President Obama’s announcement that half of the 66,000 US troops now in Afghanistan would be pulled out over the next year is not as bad as it could have been. He could have announced that the 34,000 troops would be pulled out by September—just as he had previously set a deadline of September 2012 to pull out roughly the same number of surge forces. This would have been especially unfortunate because September is still part of the “fighting season” in Afghanistan and taking them off the battlefield at this time cedes an important advantage to the enemy.
That is not what Obama did, however: He backloaded the withdrawal, with only 6,000 troops coming out by the end of May, another 8,000 by the end of November, and the remaining 20,000 in February 2014. That at least gives Gen. Joe Dunford, the new US/NATO commander in Kabul, the majority of the existing forces to work with during the 2013 fighting season, even if it does mean that US forces will be so denuded by April 2014 that they will have a hard time securing the presidential election which is scheduled to be held then—and which could prove of great importance to Afghanistan’s long-term stability.
A corrupt, illegitimate election would undermine the country’s long-term prospects, while a free and fair vote resulting in the election of a strong and honest leader could be the salvation of Afghanistan. Unfortunately the U.S. will be hard-put to guarantee the election but at least there is one more fighting season to try to solidify recent gains and to give a boost to the Afghan National Security Forces.
There are sharp limits, however, to what U.S. troops can achieve in the next year, especially because they are increasingly confined to base and cut off from everyday interactions with their Afghan counterparts by concerns about “friendly fire” attacks. American troops have never carried out the kind of “clear and hold” operations in eastern Afghanistan that they mounted in the south, and now they never will: Thus the bulk of U.S. forces will pull out with the Haqqani Network still enjoying secure sanctuaries an hour’s drive from Kabul.
That makes it all the more imperative that the U.S. maintain a robust commitment in Afghanistan post-2014 to enable the Afghan security forces to cope with the threat presented by a still-dangerous insurgency with secure sanctuaries in Pakistan. Obama did not announce post-2014 troop figures last night because the debate over what they will be is apparently still ongoing. It is a little surreal to read in the Washington Post that generals and senior officials are debating troop figures not only for 2015, but also for 2016, 2017, and beyond.

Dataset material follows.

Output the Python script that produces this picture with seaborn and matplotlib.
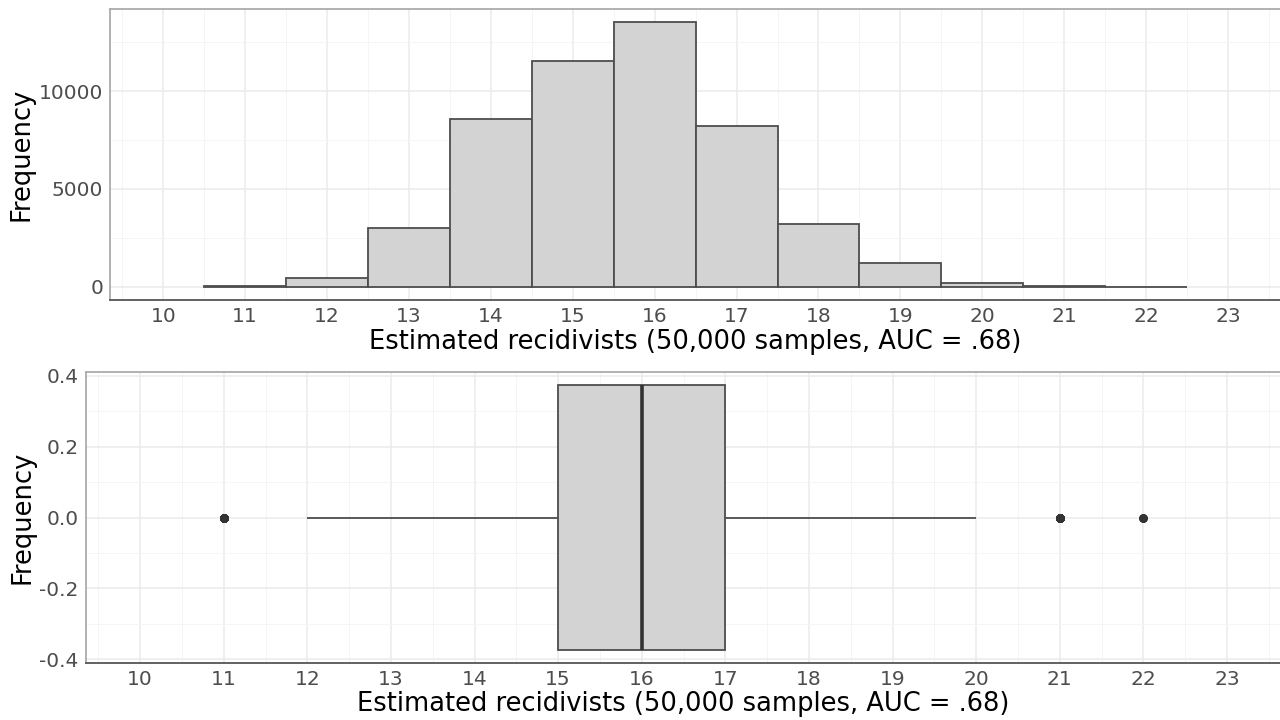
import numpy as np
import matplotlib
matplotlib.use("Agg")
import matplotlib.pyplot as plt
from matplotlib.ticker import AutoMinorLocator
import seaborn as sns

# Counts (bins centred on whole numbers)
recidivists = [11, 12, 13, 14, 15, 16, 17, 18, 19, 20, 21, 22]
counts = [50, 470, 2980, 8590, 11530, 13520, 8210, 3210, 1200, 200, 30, 5]

x_ticks = list(range(10, 24))
hist_y_ticks = [0, 5000, 10000]
box_y_ticks = [-0.4, -0.2, 0.0, 0.2, 0.4]
box_y_labels = ["-0.4", "-0.2", "0.0", "0.2", "0.4"]

x_title = "Estimated recidivists (50,000 samples, AUC = .68)"
y_title = "Frequency"

FILL = "#D3D3D3"
EDGE = "#4D4D4D"
DOT = "#333333"


def style_axes(ax):
    ax.set_facecolor("white")
    ax.set_axisbelow(True)
    ax.xaxis.set_minor_locator(AutoMinorLocator(2))
    ax.yaxis.set_minor_locator(AutoMinorLocator(2))
    ax.grid(True, which="major", color="#EBEBEB", linewidth=1.1)
    ax.grid(True, which="minor", color="#F4F4F4", linewidth=0.6)
    ax.spines["top"].set_color("#ABABAB")
    ax.spines["left"].set_color("#ABABAB")
    ax.spines["bottom"].set_color("#555555")
    ax.spines["right"].set_visible(False)
    for s in ax.spines.values():
        s.set_linewidth(1.3)
    ax.tick_params(which="major", length=3, width=1, color="#333333",
                   labelsize=14.5, labelcolor="#4D4D4D", pad=2)
    ax.tick_params(which="minor", length=0)
    ax.set_xticks(x_ticks)
    ax.set_xlim(9.35, 23.65)
    ax.set_xlabel(x_title, fontsize=18.5, color="black", labelpad=2)
    ax.set_ylabel(y_title, fontsize=18.5, color="black", labelpad=3)


def main():
    sns.set_theme(style="white")
    plt.rcParams["font.family"] = ["DejaVu Sans"]

    samples = np.repeat(recidivists, counts)

    fig = plt.figure(figsize=(12.8, 7.2), dpi=100)
    ax1 = fig.add_axes([0.0859, 0.5833, 1.001 - 0.0859, 0.4042])
    ax2 = fig.add_axes([0.067, 0.0796, 1.001 - 0.067, 0.4033])

    # Histogram
    sns.histplot(x=samples, discrete=True, color=FILL, edgecolor=EDGE,
                 linewidth=1.3, alpha=1, ax=ax1)
    ax1.set_ylim(-676, 14196)
    ax1.set_yticks(hist_y_ticks)
    style_axes(ax1)

    # Boxplot
    sns.boxplot(x=samples, ax=ax2, width=0.75, color=FILL, saturation=1,
                linecolor=EDGE, linewidth=1.3, whis=1.5, showcaps=False,
                fliersize=5,
                flierprops=dict(marker="o", markerfacecolor=DOT,
                                markeredgecolor=DOT),
                medianprops=dict(color=DOT, linewidth=2.6))
    ax2.set_ylim(-0.41, 0.41)
    ax2.set_yticks(box_y_ticks)
    ax2.set_yticklabels(box_y_labels)
    style_axes(ax2)

    fig.savefig("out.png", dpi=100)


if __name__ == "__main__":
    main()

The Post reports that “the Pentagon is pushing a plan that would keep about 8,000 U.S. troops in Afghanistan once the NATO military mission there ends in 2014,” while some of “the proposals under consideration call for reducing the U.S. presence by early 2016 to between 3,500 and 6,000 troops” and “one option under serious discussion envisages further reducing troop levels to under 1,000 by early 2017, with most of the personnel operating from the giant U.S. Embassy in Kabul.”
Why is this surreal? Because no one—not Napoleon, not Alexander the Great, not the Duke of Wellington, and certainly not President Obama—could possibly predict what a war will look like four years into the future. The battlefield is a dynamic environment where things can change markedly in a matter of months. It is the height of folly to lock the U.S. military into ironclad plans today governing troop commitments years from now. Those kinds of decisions should be made much closer to the fact based on battlefield considerations—not on domestic political concerns.

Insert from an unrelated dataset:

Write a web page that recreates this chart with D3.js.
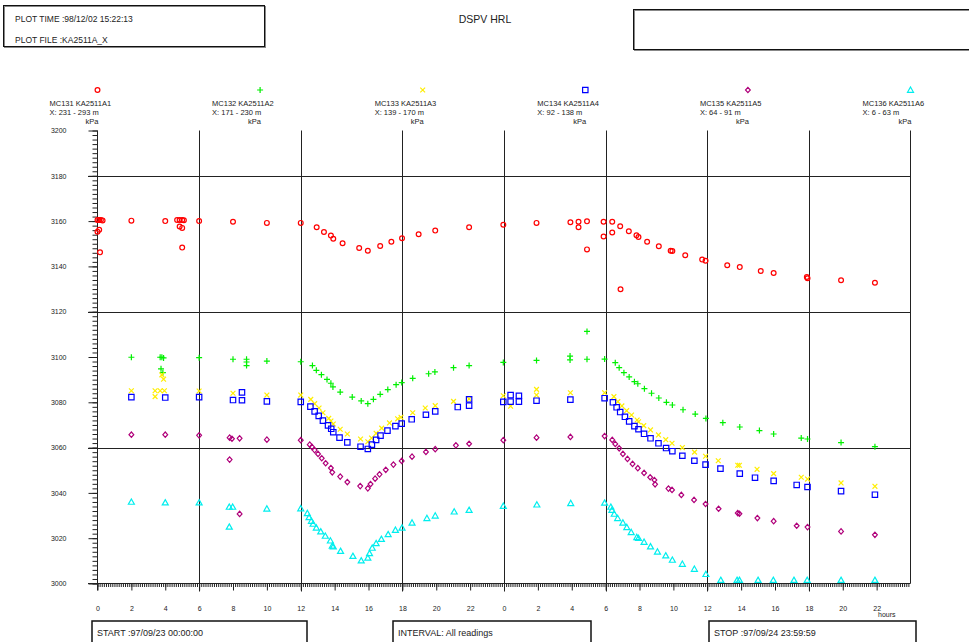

Yet not only is the White House apparently contemplating keeping far fewer forces after 2014 than Gen. John Allen, the recently departed US commander, had judged prudent (he wanted 20,000) but it is also considering telegraphing in advance even steeper reductions. This can only embolden the Taliban whose mantra is “you have the watches, we have the time.” They are already convinced they can wait us out. Obama’s timetable for withdrawal, based on arbitrary numbers divorced from military realities, will only heighten that perception and make it even more difficult for the remaining U.S. troops to achieve anything meaningful.